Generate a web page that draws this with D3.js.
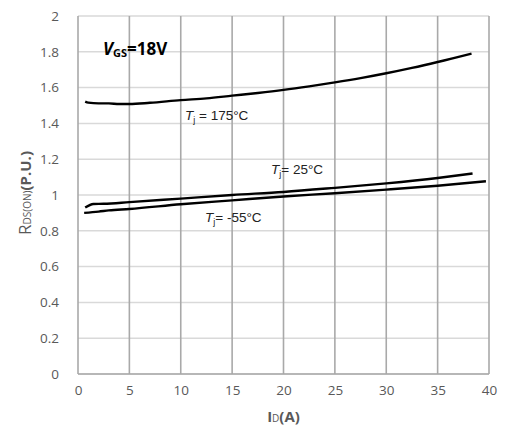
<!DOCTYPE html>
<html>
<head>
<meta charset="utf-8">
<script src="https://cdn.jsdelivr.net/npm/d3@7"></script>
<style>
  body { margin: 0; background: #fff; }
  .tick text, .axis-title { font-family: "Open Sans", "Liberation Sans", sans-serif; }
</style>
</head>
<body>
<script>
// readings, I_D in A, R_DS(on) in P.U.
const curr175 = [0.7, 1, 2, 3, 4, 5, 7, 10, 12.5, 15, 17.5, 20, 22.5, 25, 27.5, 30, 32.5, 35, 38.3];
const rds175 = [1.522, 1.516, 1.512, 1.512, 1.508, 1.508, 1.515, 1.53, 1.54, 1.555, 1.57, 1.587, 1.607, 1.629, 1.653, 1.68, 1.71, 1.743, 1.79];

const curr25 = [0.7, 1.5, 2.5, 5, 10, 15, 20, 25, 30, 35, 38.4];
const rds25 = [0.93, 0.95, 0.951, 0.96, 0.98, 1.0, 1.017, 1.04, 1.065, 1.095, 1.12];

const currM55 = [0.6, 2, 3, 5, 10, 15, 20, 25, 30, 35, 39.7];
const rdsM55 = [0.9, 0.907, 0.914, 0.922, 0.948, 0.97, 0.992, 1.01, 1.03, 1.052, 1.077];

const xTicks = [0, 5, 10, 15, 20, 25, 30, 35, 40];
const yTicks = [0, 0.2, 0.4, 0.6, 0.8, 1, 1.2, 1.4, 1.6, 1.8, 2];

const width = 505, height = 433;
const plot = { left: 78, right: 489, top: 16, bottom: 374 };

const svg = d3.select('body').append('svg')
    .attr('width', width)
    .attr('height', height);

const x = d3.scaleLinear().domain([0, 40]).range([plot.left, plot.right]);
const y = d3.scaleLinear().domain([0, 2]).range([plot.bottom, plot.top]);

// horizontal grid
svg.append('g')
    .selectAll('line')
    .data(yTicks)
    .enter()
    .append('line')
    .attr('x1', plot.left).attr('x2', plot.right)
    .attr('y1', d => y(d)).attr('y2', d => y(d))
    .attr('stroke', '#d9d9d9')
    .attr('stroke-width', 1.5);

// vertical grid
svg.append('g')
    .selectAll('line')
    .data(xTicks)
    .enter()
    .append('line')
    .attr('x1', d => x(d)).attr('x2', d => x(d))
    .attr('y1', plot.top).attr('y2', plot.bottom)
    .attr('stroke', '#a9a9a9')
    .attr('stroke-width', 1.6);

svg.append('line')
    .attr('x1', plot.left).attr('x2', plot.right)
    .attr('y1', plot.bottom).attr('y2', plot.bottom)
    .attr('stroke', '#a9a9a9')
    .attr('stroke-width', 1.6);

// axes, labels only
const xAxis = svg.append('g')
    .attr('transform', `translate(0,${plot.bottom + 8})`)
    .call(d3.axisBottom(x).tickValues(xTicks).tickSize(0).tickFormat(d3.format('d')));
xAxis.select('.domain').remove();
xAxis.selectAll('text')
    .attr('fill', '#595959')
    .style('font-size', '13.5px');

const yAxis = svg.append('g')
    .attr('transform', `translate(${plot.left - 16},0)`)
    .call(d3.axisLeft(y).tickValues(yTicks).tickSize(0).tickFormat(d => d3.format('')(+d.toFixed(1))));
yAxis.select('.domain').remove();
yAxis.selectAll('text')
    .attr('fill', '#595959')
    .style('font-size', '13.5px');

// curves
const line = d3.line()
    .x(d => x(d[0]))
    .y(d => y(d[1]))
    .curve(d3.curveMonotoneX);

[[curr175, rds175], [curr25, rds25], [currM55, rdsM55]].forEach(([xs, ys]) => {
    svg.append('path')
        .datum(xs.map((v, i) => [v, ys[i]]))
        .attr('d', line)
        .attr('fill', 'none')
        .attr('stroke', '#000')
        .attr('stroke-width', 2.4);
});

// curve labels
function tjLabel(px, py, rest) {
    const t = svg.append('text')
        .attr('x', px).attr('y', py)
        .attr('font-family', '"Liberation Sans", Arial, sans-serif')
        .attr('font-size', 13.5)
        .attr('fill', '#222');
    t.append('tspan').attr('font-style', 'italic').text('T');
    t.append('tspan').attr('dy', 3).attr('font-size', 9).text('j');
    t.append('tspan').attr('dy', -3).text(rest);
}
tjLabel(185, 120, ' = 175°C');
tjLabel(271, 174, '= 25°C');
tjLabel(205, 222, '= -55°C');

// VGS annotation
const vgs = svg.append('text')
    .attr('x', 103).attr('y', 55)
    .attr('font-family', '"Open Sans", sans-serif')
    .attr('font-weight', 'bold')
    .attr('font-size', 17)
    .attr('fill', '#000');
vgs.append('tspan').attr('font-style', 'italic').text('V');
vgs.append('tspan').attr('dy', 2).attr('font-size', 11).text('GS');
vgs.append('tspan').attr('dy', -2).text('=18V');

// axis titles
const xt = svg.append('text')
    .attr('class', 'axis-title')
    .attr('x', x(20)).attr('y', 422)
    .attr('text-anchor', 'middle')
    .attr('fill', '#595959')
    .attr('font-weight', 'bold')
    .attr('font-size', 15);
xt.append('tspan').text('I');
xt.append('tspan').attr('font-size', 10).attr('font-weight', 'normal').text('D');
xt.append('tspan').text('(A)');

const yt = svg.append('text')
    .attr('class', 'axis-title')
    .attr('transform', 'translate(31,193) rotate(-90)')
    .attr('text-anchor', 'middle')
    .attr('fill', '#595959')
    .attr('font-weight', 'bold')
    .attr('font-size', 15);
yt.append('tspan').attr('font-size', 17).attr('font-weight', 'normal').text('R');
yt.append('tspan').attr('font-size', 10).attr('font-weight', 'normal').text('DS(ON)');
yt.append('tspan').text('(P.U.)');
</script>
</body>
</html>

(What the exercise asks) Make an exact reproduction of the listing above, without any pictures.

(Result below)
Generate a web page that draws this with D3.js.
<!DOCTYPE html>
<html>
<head>
<meta charset="utf-8">
<script src="https://cdn.jsdelivr.net/npm/d3@7"></script>
<style>
  body { margin: 0; background: #fff; }
  .tick text, .axis-title { font-family: "Open Sans", "Liberation Sans", sans-serif; }
</style>
</head>
<body>
<script>
// readings, I_D in A, R_DS(on) in P.U.
const curr175 = [0.7, 1, 2, 3, 4, 5, 7, 10, 12.5, 15, 17.5, 20, 22.5, 25, 27.5, 30, 32.5, 35, 38.3];
const rds175 = [1.522, 1.516, 1.512, 1.512, 1.508, 1.508, 1.515, 1.53, 1.54, 1.555, 1.57, 1.587, 1.607, 1.629, 1.653, 1.68, 1.71, 1.743, 1.79];

const curr25 = [0.7, 1.5, 2.5, 5, 10, 15, 20, 25, 30, 35, 38.4];
const rds25 = [0.93, 0.95, 0.951, 0.96, 0.98, 1.0, 1.017, 1.04, 1.065, 1.095, 1.12];

const currM55 = [0.6, 2, 3, 5, 10, 15, 20, 25, 30, 35, 39.7];
const rdsM55 = [0.9, 0.907, 0.914, 0.922, 0.948, 0.97, 0.992, 1.01, 1.03, 1.052, 1.077];

const xTicks = [0, 5, 10, 15, 20, 25, 30, 35, 40];
const yTicks = [0, 0.2, 0.4, 0.6, 0.8, 1, 1.2, 1.4, 1.6, 1.8, 2];

const width = 505, height = 433;
const plot = { left: 78, right: 489, top: 16, bottom: 374 };

const svg = d3.select('body').append('svg')
    .attr('width', width)
    .attr('height', height);

const x = d3.scaleLinear().domain([0, 40]).range([plot.left, plot.right]);
const y = d3.scaleLinear().domain([0, 2]).range([plot.bottom, plot.top]);

// horizontal grid
svg.append('g')
    .selectAll('line')
    .data(yTicks)
    .enter()
    .append('line')
    .attr('x1', plot.left).attr('x2', plot.right)
    .attr('y1', d => y(d)).attr('y2', d => y(d))
    .attr('stroke', '#d9d9d9')
    .attr('stroke-width', 1.5);

// vertical grid
svg.append('g')
    .selectAll('line')
    .data(xTicks)
    .enter()
    .append('line')
    .attr('x1', d => x(d)).attr('x2', d => x(d))
    .attr('y1', plot.top).attr('y2', plot.bottom)
    .attr('stroke', '#a9a9a9')
    .attr('stroke-width', 1.6);

svg.append('line')
    .attr('x1', plot.left).attr('x2', plot.right)
    .attr('y1', plot.bottom).attr('y2', plot.bottom)
    .attr('stroke', '#a9a9a9')
    .attr('stroke-width', 1.6);

// axes, labels only
const xAxis = svg.append('g')
    .attr('transform', `translate(0,${plot.bottom + 8})`)
    .call(d3.axisBottom(x).tickValues(xTicks).tickSize(0).tickFormat(d3.format('d')));
xAxis.select('.domain').remove();
xAxis.selectAll('text')
    .attr('fill', '#595959')
    .style('font-size', '13.5px');

const yAxis = svg.append('g')
    .attr('transform', `translate(${plot.left - 16},0)`)
    .call(d3.axisLeft(y).tickValues(yTicks).tickSize(0).tickFormat(d => d3.format('')(+d.toFixed(1))));
yAxis.select('.domain').remove();
yAxis.selectAll('text')
    .attr('fill', '#595959')
    .style('font-size', '13.5px');

// curves
const line = d3.line()
    .x(d => x(d[0]))
    .y(d => y(d[1]))
    .curve(d3.curveMonotoneX);

[[curr175, rds175], [curr25, rds25], [currM55, rdsM55]].forEach(([xs, ys]) => {
    svg.append('path')
        .datum(xs.map((v, i) => [v, ys[i]]))
        .attr('d', line)
        .attr('fill', 'none')
        .attr('stroke', '#000')
        .attr('stroke-width', 2.4);
});

// curve labels
function tjLabel(px, py, rest) {
    const t = svg.append('text')
        .attr('x', px).attr('y', py)
        .attr('font-family', '"Liberation Sans", Arial, sans-serif')
        .attr('font-size', 13.5)
        .attr('fill', '#222');
    t.append('tspan').attr('font-style', 'italic').text('T');
    t.append('tspan').attr('dy', 3).attr('font-size', 9).text('j');
    t.append('tspan').attr('dy', -3).text(rest);
}
tjLabel(185, 120, ' = 175°C');
tjLabel(271, 174, '= 25°C');
tjLabel(205, 222, '= -55°C');

// VGS annotation
const vgs = svg.append('text')
    .attr('x', 103).attr('y', 55)
    .attr('font-family', '"Open Sans", sans-serif')
    .attr('font-weight', 'bold')
    .attr('font-size', 17)
    .attr('fill', '#000');
vgs.append('tspan').attr('font-style', 'italic').text('V');
vgs.append('tspan').attr('dy', 2).attr('font-size', 11).text('GS');
vgs.append('tspan').attr('dy', -2).text('=18V');

// axis titles
const xt = svg.append('text')
    .attr('class', 'axis-title')
    .attr('x', x(20)).attr('y', 422)
    .attr('text-anchor', 'middle')
    .attr('fill', '#595959')
    .attr('font-weight', 'bold')
    .attr('font-size', 15);
xt.append('tspan').text('I');
xt.append('tspan').attr('font-size', 10).attr('font-weight', 'normal').text('D');
xt.append('tspan').text('(A)');

const yt = svg.append('text')
    .attr('class', 'axis-title')
    .attr('transform', 'translate(31,193) rotate(-90)')
    .attr('text-anchor', 'middle')
    .attr('fill', '#595959')
    .attr('font-weight', 'bold')
    .attr('font-size', 15);
yt.append('tspan').attr('font-size', 17).attr('font-weight', 'normal').text('R');
yt.append('tspan').attr('font-size', 10).attr('font-weight', 'normal').text('DS(ON)');
yt.append('tspan').text('(P.U.)');
</script>
</body>
</html>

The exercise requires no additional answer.